I have said this before and will say it again: there are people living the severe version of the condition you have heard referred to as Myalgic Encephalomyelitis and what they endure is unspeakable and heroic. Some, with difficulty and extraordinary tenacity, manage to write about it, speak the truth. When they do, the words are song-like. They give utterance to something mysterious: how we can be in seemingly impossible conditions, maligned and forsaken, and yet bear witness. Lament is the purest form of song I know.

Greetings to y'all this newly starlit Advent - and to you, the singers: I listen, I hear, I lend my voice.

**

Sunday, December 4, 2011

Cuckmere Haven

I like the sea in all its aspects. Yesterday the surface of it was wind-prickled, unsettled, a hard metallic shining in slow motion, a severity of grey along the curve of the horizon.

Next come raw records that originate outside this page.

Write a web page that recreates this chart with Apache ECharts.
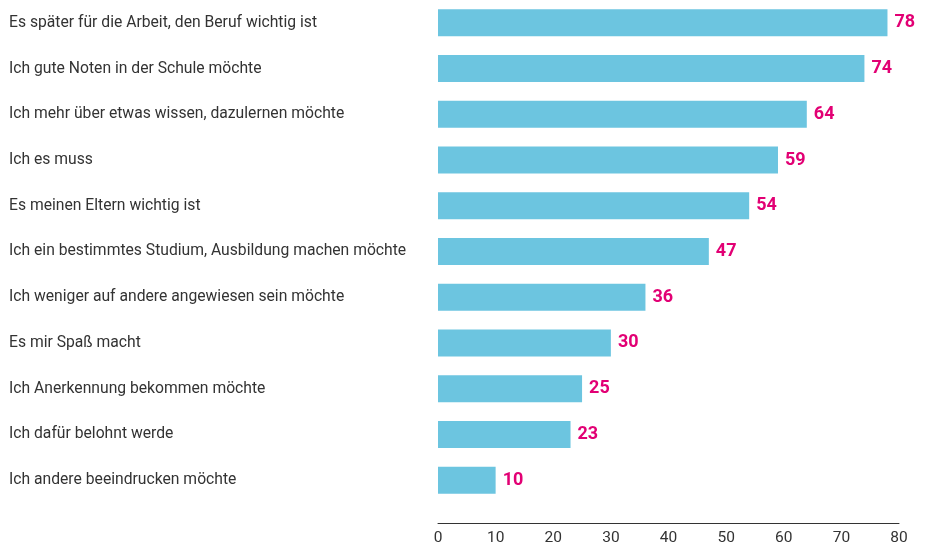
<!DOCTYPE html>
<html>
<head>
<meta charset="utf-8">
<script src="https://cdn.jsdelivr.net/npm/echarts@6/dist/echarts.min.js"></script>
<style>
    html, body { margin: 0; padding: 0; background: #fff; }
    #chart { width: 931px; height: 546px; }
</style>
</head>
<body>
<div id="chart"></div>
<script>
    // Kategorien von oben nach unten
    var categories = [
        'Es später für die Arbeit, den Beruf wichtig ist',
        'Ich gute Noten in der Schule möchte',
        'Ich mehr über etwas wissen, dazulernen möchte',
        'Ich es muss',
        'Es meinen Eltern wichtig ist',
        'Ich ein bestimmtes Studium, Ausbildung machen möchte',
        'Ich weniger auf andere angewiesen sein möchte',
        'Es mir Spaß macht',
        'Ich Anerkennung bekommen möchte',
        'Ich dafür belohnt werde',
        'Ich andere beeindrucken möchte'
    ];
    var values = [78, 74, 64, 59, 54, 47, 36, 30, 25, 23, 10];
    var tickValues = [0, 10, 20, 30, 40, 50, 60, 70, 80];

    var chart = echarts.init(document.getElementById('chart'));
    var option = {
        animation: false,
        textStyle: { fontFamily: 'Roboto' },
        grid: {
            left: 438,
            right: 32,
            top: -2,
            bottom: 40
        },
        xAxis: {
            type: 'value',
            min: tickValues[0],
            max: tickValues[tickValues.length - 1],
            interval: 10,
            offset: 20,
            splitLine: { show: false },
            axisTick: { show: false },
            axisLine: { show: true, lineStyle: { color: '#333', width: 1 } },
            axisLabel: {
                color: '#333',
                fontSize: 15.5,
                margin: 7
            }
        },
        yAxis: {
            type: 'category',
            inverse: true,
            data: categories,
            axisLine: { show: false },
            axisTick: { show: false },
            axisLabel: {
                align: 'left',
                margin: 429,
                color: '#333',
                fontSize: 15.7
            }
        },
        series: [{
            type: 'bar',
            data: values,
            barWidth: 27,
            itemStyle: { color: '#6cc5e0' },
            label: {
                show: true,
                position: 'right',
                distance: 7,
                color: '#e20074',
                fontWeight: 'bold',
                fontSize: 18
            }
        }]
    };
    chart.setOption(option);
</script>
</body>
</html>
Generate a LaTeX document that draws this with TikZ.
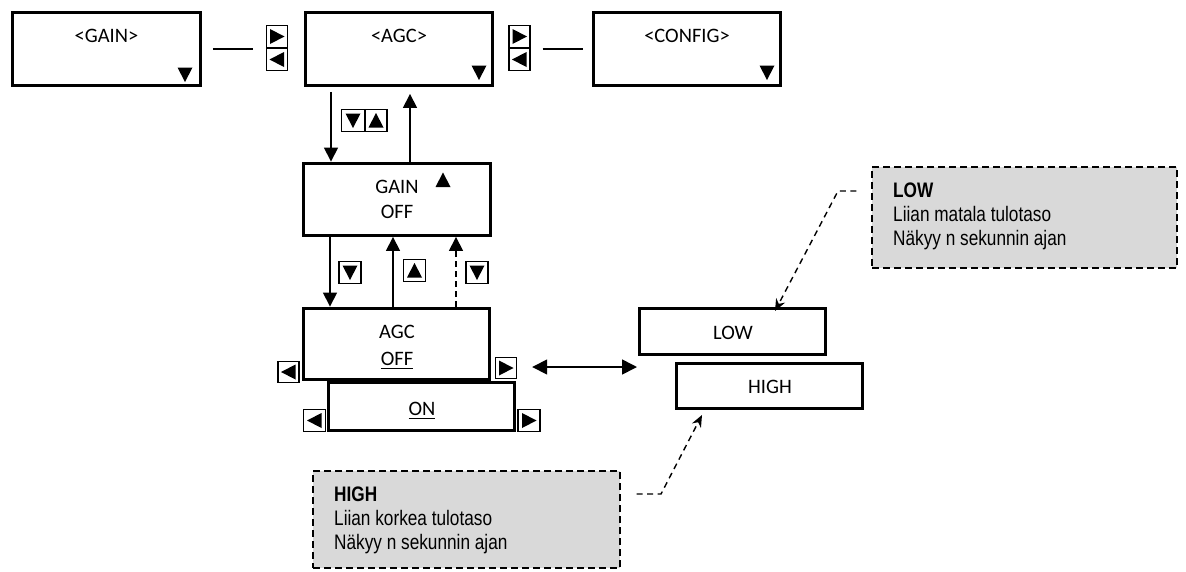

I have always thought: if you look at something for long enough you do, to some extent, become it for a space. I wanted not to be this human thing stranded on dry land with my two thin legs, the laces of my Doc Martens all unravelling on the rough stones by the mouth of the river that comes and comes to the father/lover rush of sea. I was jealous - landlocked in unsuitable footwear, I wanted to be seagull. There is something hidden in deep sea that even the sky can't read. It is said that the moon has power over sea, but I don't believe it.

I wrote: I could have been stone at the bottom of your bed, moved from this place to that, grey flint with a hole in my heart, a grain of sand - something, or almost nothing. This yearning on the shore by white cliffs is the farthest I can go - the closest I can get.